Лариса Дмитриева, актриса:
Дорогой Лёша! Уснула в четыре утра- читая твою книгу- не могла оторваться…проснулась в 7-что для меня практически невероятно- и снова -читала…всё ложится на душу- в восприятии, в памяти, в оценках…какая удача,что мы вчера пересеклись,мб это не случайно- в Колин день рождения и мой день ангела- там , на небесах – что-то свершилось…спасибо им…убегаю, дочитаю…буду писать…обн…
Вера Чикер, психолог:
Дорогой Леша! Спасибо тебе за любую информацию о тебе, вашей с отцом незабываемой и рвущей душу красотой и глубиной чувств книге! Это для меня самое точное и человеческое, что отражает время нашей молодости – счастье, грусть, а по самому большому счету – трагедию поколения твоего талантливого отца. Часто думаю, что самым невыносимым в то время – мне так кажется сейчас – было то тотальное лицемерие, в котором не хотел жить твой отец. Вижу, что своими мыслями и негромкими, но бескомпромиссными поступками он передал это отношение тебе. Счастье, что ему было кому это передать!
Игорь Добряков, актер:
Лешенька прочитал твою замечательную книгу.Я давно не читал такие книги о любви. К отцу, к Ленинграду, к друзьям и собакам. Я уверен что ты передашь любовь своего отца к тебе своему сыну Жене.
Инна Степанова, актриса:
Лёшка! Какая прекрасная книга, не могла оторваться – тонко, умно, волнительно, за присест один, ей-богу! Спасибо тебе. Хотела настрочить внимательно, подробно, но 24х часов в сутках не хватает нынче.
Пи.эс: очаровал, пленил маленький Лёка:)
пи.сэ.сэ: хочу такого остроумного сына:)
Анастасия Жербина, художник-гример:
Доброе утро..ночь..вечер? Проснулась на ковре в одежде, с книжкой.. и еще – у Вас просто замечательный папа!!!
Мария-Франциска Чепайтите, переводчик:
Проглотила вчера «Хлеб», читала до трех, не могла оторваться. Спасибо!

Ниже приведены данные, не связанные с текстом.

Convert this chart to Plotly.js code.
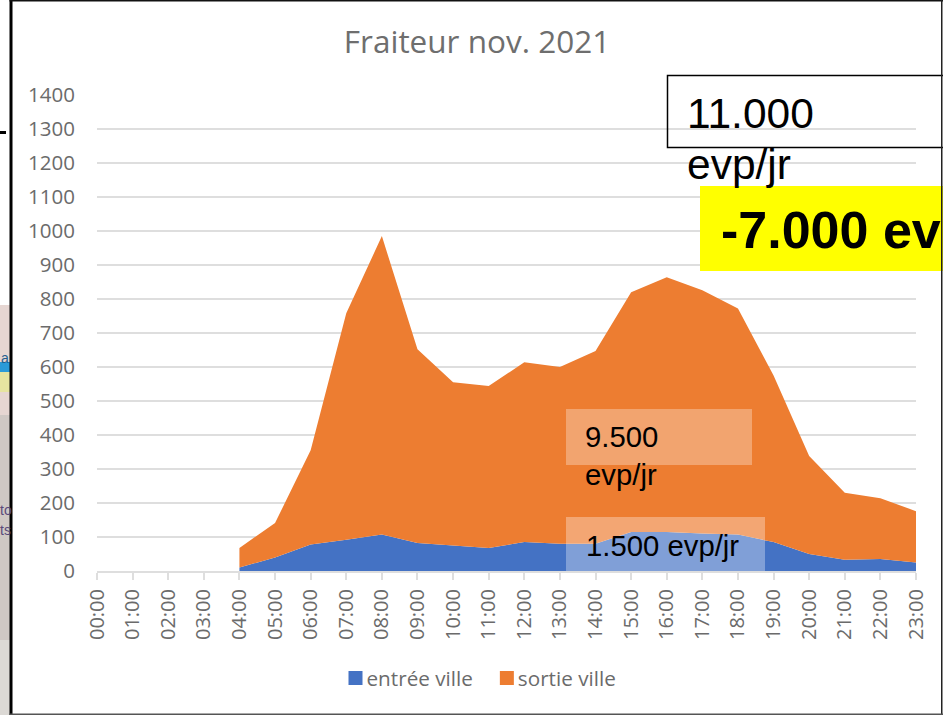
<!DOCTYPE html>
<html><head><meta charset="utf-8">
<script src="https://cdn.plot.ly/plotly-3.0.0.min.js"></script>
<style>html,body{margin:0;padding:0;background:#fff;overflow:hidden}</style>
</head><body><div id="c" style="width:943px;height:715px"></div>
<script>
const hours = ["00:00","01:00","02:00","03:00","04:00","05:00","06:00","07:00","08:00","09:00","10:00","11:00","12:00","13:00","14:00","15:00","16:00","17:00","18:00","19:00","20:00","21:00","22:00","23:00"];
const activeHours = hours.slice(4);
const entreeVille = [10,40,78,92,107,82,75,68,85,80,80,115,115,110,107,85,50,33,35,25];
const sortieVille = [58,101,277,666,878,570,480,476,529,520,567,705,749,716,665,490,288,197,179,151];
const yTicks = [0,100,200,300,400,500,600,700,800,900,1000,1100,1200,1300,1400];
const BLUE = "#4472c4", ORANGE = "#ed7d31", GREY = "#6b6b6b", GRID = "#dedede", FONT = "'Open Sans','Noto Sans',sans-serif", ARIAL = "'Liberation Sans',Arial,sans-serif";

const L = 97, R = 916, T = 95, B = 571;
const px = x => (x - L) / (R - L), py = y => (B - y) / (B - T);
const rect = (x0, y0, x1, y1, fill, line) => ({type:"rect", xref:"paper", yref:"paper", x0:px(x0), x1:px(x1), y0:py(y0), y1:py(y1), fillcolor:fill, line: line || {width:0}});
const note = (x, y, text, size, bold, color) => ({xref:"paper", yref:"paper", x:px(x), y:py(y), xanchor:"left", yanchor:"top", align:"left", showarrow:false, borderpad:0, text: bold ? "<b>"+text+"</b>" : text, font:{family:ARIAL, size:size, color:color || "#000"}});

const traces = [
  {name:"entrée ville", x:activeHours, y:entreeVille, type:"scatter", mode:"none", stackgroup:"a", fillcolor:BLUE, showlegend:false},
  {name:"sortie ville", x:activeHours, y:sortieVille, type:"scatter", mode:"none", stackgroup:"a", fillcolor:ORANGE, showlegend:false},
  {name:"entrée ville", x:[null], y:[null], type:"scatter", mode:"markers", marker:{symbol:"square", size:14, color:BLUE}, hoverinfo:"skip"},
  {name:"sortie ville", x:[null], y:[null], type:"scatter", mode:"markers", marker:{symbol:"square", size:14, color:ORANGE}, hoverinfo:"skip"}
];

const layout = {
  width:943, height:715, margin:{l:L, r:943-R, t:T, b:715-B},
  paper_bgcolor:"#fff", plot_bgcolor:"#fff", showlegend:true,
  title:{text:"Fraiteur nov. 2021", font:{family:FONT, size:31.5, color:"#6e6e6e"}, x:477/943, xanchor:"center", y:1-42/715, yanchor:"middle"},
  font:{family:FONT, color:GREY},
  xaxis:{type:"category", categoryorder:"array", categoryarray:hours, range:[0,23], tickvals:hours, ticktext:hours, tickangle:-90,
    tickfont:{family:FONT, size:20, color:GREY}, ticks:"outside", ticklen:7, tickwidth:2, tickcolor:GRID,
    showline:true, linecolor:GRID, linewidth:2, showgrid:false, zeroline:false, fixedrange:true, ticklabelstandoff:1},
  yaxis:{range:[0,1400], tickvals:yTicks, tickfont:{family:FONT, size:20.5, color:GREY}, showgrid:true, gridcolor:GRID, gridwidth:2.5,
    zeroline:false, showline:false, ticks:"", ticklabelstandoff:21, fixedrange:true},
  legend:{orientation:"h", traceorder:"normal", x:px(474), xanchor:"center", y:py(678), yanchor:"middle", font:{family:FONT, size:20.7, color:GREY}, itemwidth:30, tracegroupgap:0, bgcolor:"rgba(0,0,0,0)"},
  shapes:[
    rect(0,305,10,415,"#e6d6d2"),
    rect(0,415,10,640,"#cfc8c4"),
    rect(0,640,10,715,"#dcd9d5"),
    rect(0,362,10,372,"#2a9ad8"),
    rect(0,372,10,392,"#e6e4a0"),
    rect(0,131,6,134,"#000"),
    rect(667.5,75.5,945,147.5,"rgba(0,0,0,0)",{color:"#000",width:1.5}),
    rect(700,186,945,271,"#ffff00"),
    rect(566,409,752,465,"rgba(255,255,255,0.3)"),
    rect(566,517,765,571,"rgba(255,255,255,0.32)"),
    rect(9.5,0,12.5,715,"#000"),
    rect(9.5,0,943,1.5,"#111"),
    rect(941,0,942.5,715,"#222"),
    rect(9.5,713.5,943,715,"#555")
  ],
  annotations:[
    note(686,89,"11.000",42.5),
    note(686,140,"evp/jr",42.5),
    note(720,200,"-7.000 ev",52,true),
    note(584,419,"9.500<br>evp/jr",29.3),
    note(585,528,"1.500 evp/jr",29.3),
    note(0,349,"a",14,false,"#1f5f8f"),
    note(-1,501,"to",14,false,"#5a4a7a"),
    note(-1,521,"ts",14,false,"#5a4a7a")
  ]
};
Plotly.newPlot("c", traces, layout, {staticPlot:true, displayModeBar:false}).then(() => {
  document.querySelectorAll("#c .legend .legendsymbols").forEach(g => g.setAttribute("transform", "translate(9,0)"));
});
</script></body></html>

Алексей Филюшкин, художник по костюмам:
Лёшка, третий день читаю «Хлеб», какая же чудесная книга получилась!
Лариса Годунова, художник-гример:
Лешенька, дорогой! Спасибо за книжку! Спасибо за то, что познакомил с удивительным человеком! Талантливым, Честным, умным, добрым, настоящим… не много таких еще осталось… может и не осталось вовсе… мне кажется многое объясняется и в творческой жизни почему.. почему.. почему.. человек глубокопорядочный! сейчас и слова-то такого не к кому применить! А какой талантище! Мастер! Ты очень на него похож!